Ignite

This past Thursday I stepped out of my comfort zone. I did an Ignite presentation. Public speaking is not even close to a fear of mine, but the fear was more because for an audience I am used to and a format I am used to (I’m slightly long winded). For those who are not familiar with Ignite presos they have a 5 minute limit, you have 20 slides, 15 seconds each. You choose a topic and go! So the speed of it makes it so much more fun. Even more fun are the interesting topics people choose. Not your typical presentations, more campy or community centered. You can find more explanations of Ignite here and here.

I had a blast Thursday. I was totally nervous before getting on stage, but once up there it was such a blast! Not only because I was doing something I like (talking on stage, don’t tell anyone, I’m a huge ham!) but on a topic I really enjoyed and thought was fun. It had nothing to do with my job or my everyday chores & struggles. Just something I think is fun. (You will have to go to the Ignite BHM site to find out topic, little too “play on words” for my professional education blog, ha!)

So this whole experience got me thinking. Why do we not give students a chance to share things they find fun? Why does everything have to be so serious? How powerful would it be to allow students to share their passions or hobbies? Ever since I went to my first Ignite I have wondered if it would be a good idea to do with my middle schoolers. I think some of them would blow it out of the water. I think it would be great to find out what students are “experts” on and see them share it.

I don’t think I could have it planned this year, but next year for sure!

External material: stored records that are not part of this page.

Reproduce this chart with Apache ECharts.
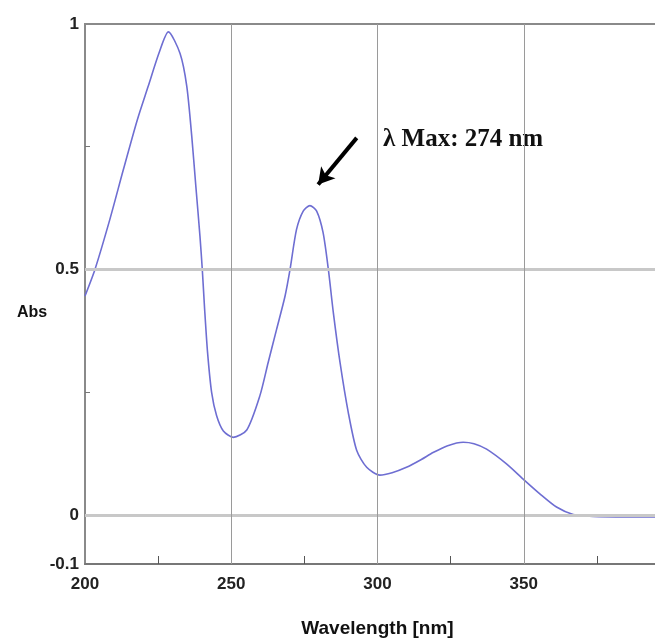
<!DOCTYPE html>
<html>
<head>
<meta charset="utf-8">
<script src="https://cdn.jsdelivr.net/npm/echarts@6/dist/echarts.min.js"></script>
<style>html,body{margin:0;padding:0;background:#fff;overflow:hidden;}#c{width:700px;height:643px;}</style>
</head>
<body>
<div id="c"></div>
<script>
const wavelength = [200, 203.4, 208.5, 213.1, 217.9, 221.6, 225.3, 228.5, 232.5, 234.8, 236.5, 237.9, 239.3, 240.1, 240.9, 241.9, 243.3, 245, 247.3, 250.7, 255.3, 259.8, 262.6, 265.5, 268.4, 270.1, 272.3, 274.6, 276.9, 279.2, 281.4, 283.2, 284.9, 287.2, 290, 292.9, 296.3, 300.8, 305, 309.9, 315, 319, 324, 329.3, 333, 337.3, 344.1, 349.8, 355.5, 361.2, 366.9, 373.7, 385, 400];
const absorbance = [0.446, 0.50, 0.602, 0.703, 0.805, 0.873, 0.941, 0.984, 0.940, 0.873, 0.771, 0.669, 0.568, 0.50, 0.419, 0.331, 0.249, 0.202, 0.171, 0.158, 0.173, 0.243, 0.31, 0.378, 0.446, 0.5, 0.581, 0.619, 0.630, 0.619, 0.575, 0.5, 0.412, 0.31, 0.209, 0.131, 0.097, 0.081, 0.086, 0.097, 0.113, 0.127, 0.141, 0.148, 0.145, 0.134, 0.104, 0.073, 0.043, 0.016, 0.001, -0.003, -0.004, -0.004];
const yLabelValues = [-0.1, 0, 0.5, 1];
const yMinorTicks = [0.25, 0.75];
const xMinorTicks = [225, 275, 325, 375];
const hGrid = [0, 0.5];
const vGrid = [250, 300, 350, 400];
const annotationText = 'λ Max: 274 nm';
const arrowFrom = [292.9, 0.768];
const arrowTo = [279.7, 0.673];

const chart = echarts.init(document.getElementById('c'), null, {renderer: 'canvas'});
const gridLines = [];
hGrid.forEach(v => gridLines.push({yAxis: v, lineStyle: {color: '#c8c8c8', width: 3, type: 'solid'}}));
vGrid.forEach(v => gridLines.push({xAxis: v, lineStyle: {color: '#9a9a9a', width: 1, type: 'solid'}}));

chart.setOption({
  animation: false,
  backgroundColor: '#fff',
  grid: {left: 85, top: 24, right: 30, bottom: 78, show: true, borderColor: '#8a8a8a', borderWidth: 2, backgroundColor: 'transparent'},
  xAxis: {
    type: 'value', min: 200, max: 400, interval: 50,
    name: 'Wavelength [nm]', nameLocation: 'middle', nameGap: 55,
    nameTextStyle: {fontFamily: 'Liberation Sans', fontWeight: 'bold', fontSize: 19, color: '#111'},
    axisLine: {show: true, onZero: false, lineStyle: {color: '#777', width: 2}},
    axisTick: {show: true, inside: true, length: 8, customValues: xMinorTicks, lineStyle: {color: '#555', width: 1}},
    axisLabel: {fontFamily: 'Liberation Sans', fontWeight: 'bold', fontSize: 17, color: '#222', margin: 12},
    splitLine: {show: false}
  },
  yAxis: {
    type: 'value', min: -0.1, max: 1,
    axisLine: {show: true, onZero: false, lineStyle: {color: '#8a8a8a', width: 2}},
    axisTick: {show: true, inside: true, length: 5, customValues: yMinorTicks, lineStyle: {color: '#777'}},
    axisLabel: {customValues: yLabelValues, fontFamily: 'Liberation Sans', fontWeight: 'bold', fontSize: 17, color: '#222', margin: 6,
      formatter: v => String(v)},
    splitLine: {show: false}
  },
  graphic: [
    {type: 'text', left: 17, top: 305, style: {text: 'Abs', fontFamily: 'Liberation Sans', fontWeight: 'bold', fontSize: 16, fill: '#111'}},
    {type: 'text', left: 383, top: 127, style: {text: annotationText, fontFamily: 'Liberation Serif', fontWeight: 'bold', fontSize: 25, fill: '#111'}}
  ],
  series: [
    {
      type: 'line', data: [], z: 1, silent: true,
      markLine: {silent: true, symbol: ['none', 'none'], label: {show: false}, data: gridLines}
    },
    {
      type: 'line', z: 3, showSymbol: false, smooth: 0.25,
      data: wavelength.map((w, i) => [w, absorbance[i]]),
      lineStyle: {color: '#6e6ed2', width: 1.6},
      markLine: {silent: true, symbol: ['none', 'arrow'], symbolSize: [14, 16], label: {show: false},
        lineStyle: {color: '#000', width: 4, type: 'solid'},
        data: [[{coord: arrowFrom}, {coord: arrowTo}]]}
    }
  ]
});
</script>
</body>
</html>
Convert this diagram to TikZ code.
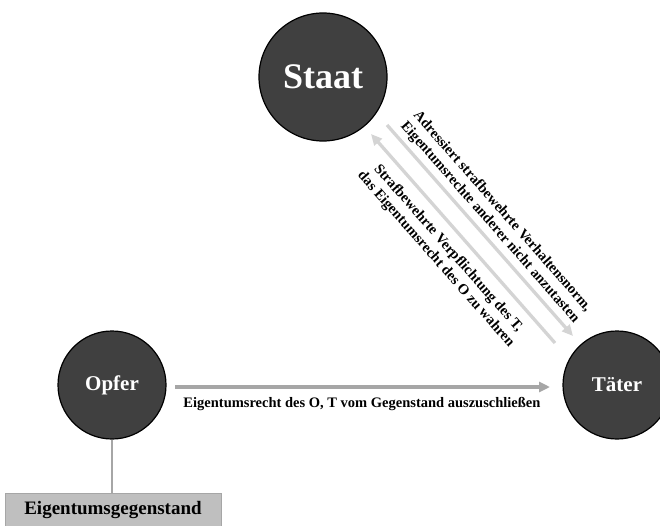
\documentclass[tikz,border=0pt]{standalone}
\usepackage{fontspec}
\setmainfont{Liberation Serif}
\usetikzlibrary{arrows.meta}
\definecolor{disc}{HTML}{404040}
\definecolor{flowgray}{HTML}{A6A6A6}
\definecolor{normgray}{HTML}{D4D4D4}
\definecolor{itemgray}{HTML}{BFBFBF}
\definecolor{itemline}{HTML}{A6A6A6}

\begin{document}
\begin{tikzpicture}[x=1pt,y=-1pt,
  party/.style={circle, draw=black, line width=1.2pt, fill=disc, text=white,
    inner sep=0pt},
  flow/.style={draw=flowgray, line width=3.3pt, -{Triangle[length=11pt,width=10pt]}},
  norm/.style={draw=normgray, line width=3.3pt, -{Triangle[length=11pt,width=10pt]}},
  lbl/.style={font=\bfseries\fontsize{14.5}{16.5}\selectfont, align=center, inner sep=0pt},
  itembox/.style={rectangle, fill=itemgray, draw=itemline, line width=0.8pt,
    font=\bfseries\fontsize{19}{22}\selectfont, inner sep=0pt}]
  \useasboundingbox (0,0) rectangle (660,526);
  \clip (0,0) rectangle (660,526);

  % parties
  \node[party, minimum size=128pt, font=\bfseries\fontsize{36}{40}\selectfont] (staat) at (323,77) {Staat};
  \node[party, minimum size=108pt, font=\bfseries\fontsize{21}{24}\selectfont] (opfer) at (112,385) {Opfer};
  \node[party, minimum size=108pt, font=\bfseries\fontsize{21}{24}\selectfont] (taeter) at (617,385) {Täter};

  % object of property
  \node[itembox, minimum width=216pt, minimum height=40pt, anchor=north west] (gegenstand) at (5,493) {};
  \node[font=\bfseries\fontsize{19}{22}\selectfont, inner sep=0pt] (gegtext) at (113,510) {Eigentumsgegenstand};
  \draw[itemline, line width=1.2pt] (opfer.south) -- (opfer.south |- gegenstand.north);

  % end points of the arrows
  \coordinate (hstart) at (175,387);
  \coordinate (hend) at (550,387);
  \coordinate (dstart) at (387,125);
  \coordinate (dend) at (573,336);
  \coordinate (ustart) at (555,343);
  \coordinate (uend) at (371,134);

  \draw[flow] (hstart) -- (hend);
  \draw[norm] (dstart) -- (dend);
  \draw[norm] (ustart) -- (uend);

  % labels
  \node[lbl] (hlabel) at (362,404) {Eigentumsrecht des O, T vom Gegenstand auszuschließen};
  \node[lbl, rotate=-48.6] (dlabel) at (496,217)
    {Adressiert strafbewehrte Verhaltensnorm,\\Eigentumsrechte anderer nicht anzutasten};
  \node[lbl, rotate=-48.6] (ulabel) at (442,254)
    {Strafbewehrte Verpflichtung des T,\\das Eigentumsrecht des O zu wahren};
\end{tikzpicture}
\end{document}
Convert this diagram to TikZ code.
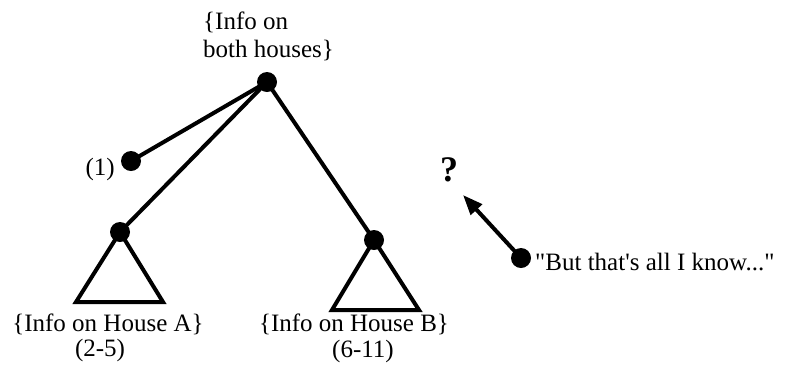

If this is your thing, find an Ignite near you and give it a try!

9 Comments Add yours

  1. Liz Davis says:

    I just attended my first Ignite and it was a lot of fun. (I
    just blogged about it too.) I have decided I am definitely going to
    try to give a talk the next time Ignite comes to Boston. I also
    feel like this is a skill that kids need to have. I’m going to try
    working with my English teachers to encourage them to make an
    Ignite type assignment. We currently run poetry and speech
    competitions. I would like to add an Ignite competition into the
    mix. I know these aren’t traditionally competitions, but I work at
    a boy’s school and the competition angle really does work
    there.

  2. Tim says:

    I am working on some lessons using this method for the students to present their final projects. I never thought about having a “free for all” where they present anything of interest to them. Thanks for the idea. We’l all learn a little bit more about each other with that type presentation.

  3. dunsiger says:

    What a great post, Amanda! I think that you may have just inspired me to try something new too. In June, my Grade 1 and 2 students have to memorize and present a poem for a Poetry Assembly, and it’s usually really hard for them. I try to give them lots of public speaking opportunities first, but it takes practice. Maybe I’ll try an ignite presentation with them. Students could find photographs on a topic that interests them, make a simple slideshow, and then give this presentation format a try. Hmmm … you have me thinking! Thanks Amanda!

    Aviva

  4. Jeff Richardson says:

    I could totally see this as being a great opportunity for middle schoolers and you are right…some of them would blow it out of the water. Just imagine giving them a chance to share on a topic THEY CHOOSE, no pressure, no grade, just an opportunity to speak about something that’s important to them. If anyone could pull it of, you could! I haven’t been to an Ignite but saw 3 presenters at Educon do this very thing…5 mins, 15 sec/slide. Was very entertaining and engaging. What more could you want in a middle school class?!

  5. Well, the first time I went to post this it ate it. Try again….I gave an IGNITE talk a year ago and had a similar experience. Our students present at the end of each of their projects which means some give between 50 and 60 oral presentations each year. To mix it up some teachers are having their classes present in this style and, as far as I can tell, the students like it.

  6. Nanci Scarpulla says:

    I could back this up 100%. Looking back (25+) years ago, I can see that drama and dance classes did more to prepare me for real life job applications than some other required classes. Sure, the nerves were there but being able to stand before people and speak clearly with assurance has paid off as an adult. It really was not until college that I practiced so much but even before entering college, my optional/elective classes in middle and high school gave me more of a benefit to excel in college.
    You bring such a great point. It is never too early to build confidence and promote representation in front of others.
    By the way, anyone who can represent hose in a way that I heard on Thursday night, can represent me any day!

    1. amandacdykes says:

      Thanks everyone for ideas! Glad so many are already doing this!

  7. Amanda, I am sure that you have the answer you were searching for by this point. It is clear that you are ahead of most teachers in your attempt at placing a grade on blogs. I suggest you take a current rubric as a guide; write down what is important to learn from this lesson; categorize what you would consider acceptable into a self developed rubric; and create a score for each level you develop. You will have to lead in this area because it is not well documented. Keep up the good work with student blogging and maybe you will be the person that leads our nation’s educators to a rubric for student blogs. Eventually we will catch up to where you already are.